= Your objective =
In the listing that follows, locate the line containing "Emit a LaTeX" and the line containing "2 Tr 0.9 w 0". Retype exactly those two lines and every line between them, and nothing more.

= Data entries =
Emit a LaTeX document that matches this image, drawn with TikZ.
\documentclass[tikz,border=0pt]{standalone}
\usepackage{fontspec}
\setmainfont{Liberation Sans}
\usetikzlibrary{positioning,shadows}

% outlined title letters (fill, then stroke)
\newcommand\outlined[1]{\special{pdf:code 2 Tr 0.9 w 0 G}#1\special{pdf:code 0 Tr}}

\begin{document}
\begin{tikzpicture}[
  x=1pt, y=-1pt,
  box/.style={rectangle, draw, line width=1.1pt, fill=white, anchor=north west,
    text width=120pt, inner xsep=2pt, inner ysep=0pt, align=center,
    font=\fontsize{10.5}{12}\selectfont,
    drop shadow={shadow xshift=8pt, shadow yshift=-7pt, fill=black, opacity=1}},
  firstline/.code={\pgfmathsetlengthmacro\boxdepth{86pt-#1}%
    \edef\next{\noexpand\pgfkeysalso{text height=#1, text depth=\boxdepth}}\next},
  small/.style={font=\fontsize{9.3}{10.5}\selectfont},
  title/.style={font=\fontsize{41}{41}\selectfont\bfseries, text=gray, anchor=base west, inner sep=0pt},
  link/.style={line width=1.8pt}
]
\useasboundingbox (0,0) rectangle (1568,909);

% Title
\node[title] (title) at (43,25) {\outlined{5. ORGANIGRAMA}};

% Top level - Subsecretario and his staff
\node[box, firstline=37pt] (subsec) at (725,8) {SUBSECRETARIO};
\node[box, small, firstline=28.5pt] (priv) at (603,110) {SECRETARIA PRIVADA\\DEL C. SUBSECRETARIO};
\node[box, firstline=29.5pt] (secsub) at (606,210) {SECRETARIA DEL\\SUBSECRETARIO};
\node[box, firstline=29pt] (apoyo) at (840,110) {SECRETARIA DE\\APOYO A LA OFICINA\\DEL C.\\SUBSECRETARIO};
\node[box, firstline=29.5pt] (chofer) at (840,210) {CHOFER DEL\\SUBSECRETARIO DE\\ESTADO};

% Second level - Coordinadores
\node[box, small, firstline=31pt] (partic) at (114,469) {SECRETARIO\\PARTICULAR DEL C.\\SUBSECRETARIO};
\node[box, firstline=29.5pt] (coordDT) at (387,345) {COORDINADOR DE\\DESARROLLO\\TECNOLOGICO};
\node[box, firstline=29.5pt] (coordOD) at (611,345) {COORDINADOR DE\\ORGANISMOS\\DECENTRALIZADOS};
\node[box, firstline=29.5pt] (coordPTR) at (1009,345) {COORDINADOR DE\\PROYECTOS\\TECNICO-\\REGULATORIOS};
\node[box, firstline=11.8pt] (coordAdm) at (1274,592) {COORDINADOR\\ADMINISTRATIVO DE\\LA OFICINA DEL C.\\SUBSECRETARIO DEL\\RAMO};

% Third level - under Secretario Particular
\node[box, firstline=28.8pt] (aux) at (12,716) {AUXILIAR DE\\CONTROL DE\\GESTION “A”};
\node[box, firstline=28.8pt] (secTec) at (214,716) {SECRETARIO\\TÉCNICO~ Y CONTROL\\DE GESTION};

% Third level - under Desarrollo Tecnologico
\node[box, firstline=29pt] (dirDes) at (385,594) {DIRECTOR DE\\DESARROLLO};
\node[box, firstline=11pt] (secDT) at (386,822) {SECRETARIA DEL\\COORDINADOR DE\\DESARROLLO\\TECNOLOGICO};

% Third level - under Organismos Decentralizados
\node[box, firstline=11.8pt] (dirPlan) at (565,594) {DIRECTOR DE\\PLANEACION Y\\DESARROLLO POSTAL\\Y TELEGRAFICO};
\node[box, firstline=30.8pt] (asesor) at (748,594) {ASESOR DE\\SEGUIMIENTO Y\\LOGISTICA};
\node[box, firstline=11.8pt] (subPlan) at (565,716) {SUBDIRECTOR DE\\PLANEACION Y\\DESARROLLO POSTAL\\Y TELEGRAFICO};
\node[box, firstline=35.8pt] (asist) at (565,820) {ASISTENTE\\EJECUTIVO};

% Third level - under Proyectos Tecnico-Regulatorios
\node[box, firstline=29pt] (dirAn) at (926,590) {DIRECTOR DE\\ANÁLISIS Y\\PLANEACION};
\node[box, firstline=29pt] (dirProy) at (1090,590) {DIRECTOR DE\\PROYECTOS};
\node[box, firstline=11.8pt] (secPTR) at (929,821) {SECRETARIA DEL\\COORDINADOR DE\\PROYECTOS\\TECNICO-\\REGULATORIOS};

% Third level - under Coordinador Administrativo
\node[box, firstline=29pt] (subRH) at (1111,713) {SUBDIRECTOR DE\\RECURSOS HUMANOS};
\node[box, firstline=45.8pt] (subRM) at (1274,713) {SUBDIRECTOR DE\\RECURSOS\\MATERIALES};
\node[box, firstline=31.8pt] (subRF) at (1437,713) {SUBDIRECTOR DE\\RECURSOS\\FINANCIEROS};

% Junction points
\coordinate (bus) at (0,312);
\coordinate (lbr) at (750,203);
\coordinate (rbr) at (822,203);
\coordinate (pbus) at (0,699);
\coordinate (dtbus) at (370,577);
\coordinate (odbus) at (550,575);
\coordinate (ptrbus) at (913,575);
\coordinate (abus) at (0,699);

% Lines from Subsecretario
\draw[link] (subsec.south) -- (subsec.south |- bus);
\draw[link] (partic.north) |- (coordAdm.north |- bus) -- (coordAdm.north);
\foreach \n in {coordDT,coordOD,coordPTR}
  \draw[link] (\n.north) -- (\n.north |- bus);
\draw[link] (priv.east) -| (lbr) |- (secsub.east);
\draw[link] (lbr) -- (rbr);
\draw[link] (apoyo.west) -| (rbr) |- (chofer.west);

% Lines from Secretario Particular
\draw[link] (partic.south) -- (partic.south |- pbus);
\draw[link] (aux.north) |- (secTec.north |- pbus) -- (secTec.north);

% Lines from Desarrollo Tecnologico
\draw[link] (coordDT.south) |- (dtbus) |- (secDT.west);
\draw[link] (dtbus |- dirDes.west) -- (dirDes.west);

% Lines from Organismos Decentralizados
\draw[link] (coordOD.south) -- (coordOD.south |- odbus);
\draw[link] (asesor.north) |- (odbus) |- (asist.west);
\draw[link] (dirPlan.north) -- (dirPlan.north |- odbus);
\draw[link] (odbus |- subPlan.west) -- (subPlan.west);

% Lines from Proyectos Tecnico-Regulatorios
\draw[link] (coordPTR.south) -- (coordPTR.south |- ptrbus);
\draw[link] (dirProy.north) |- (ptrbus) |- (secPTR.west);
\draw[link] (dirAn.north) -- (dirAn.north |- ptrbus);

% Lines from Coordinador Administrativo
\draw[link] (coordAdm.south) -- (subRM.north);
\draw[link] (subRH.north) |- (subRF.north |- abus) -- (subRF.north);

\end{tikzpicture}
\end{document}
==
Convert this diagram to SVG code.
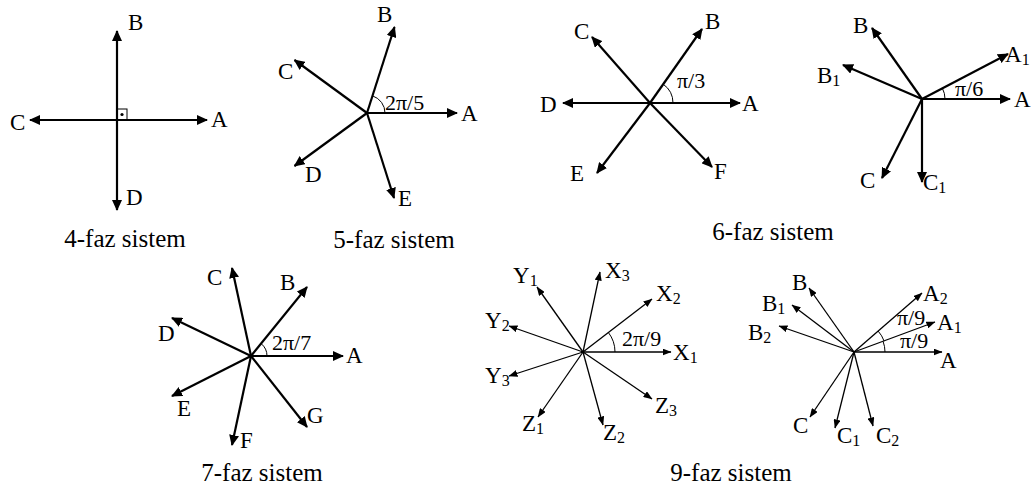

= Finished exercise =
Emit a LaTeX document that matches this image, drawn with TikZ.
\documentclass[tikz,border=0pt]{standalone}
\usepackage{fontspec}
\setmainfont{Liberation Sans}
\usetikzlibrary{positioning,shadows}

% outlined title letters (fill, then stroke)
\newcommand\outlined[1]{\special{pdf:code 2 Tr 0.9 w 0 G}#1\special{pdf:code 0 Tr}}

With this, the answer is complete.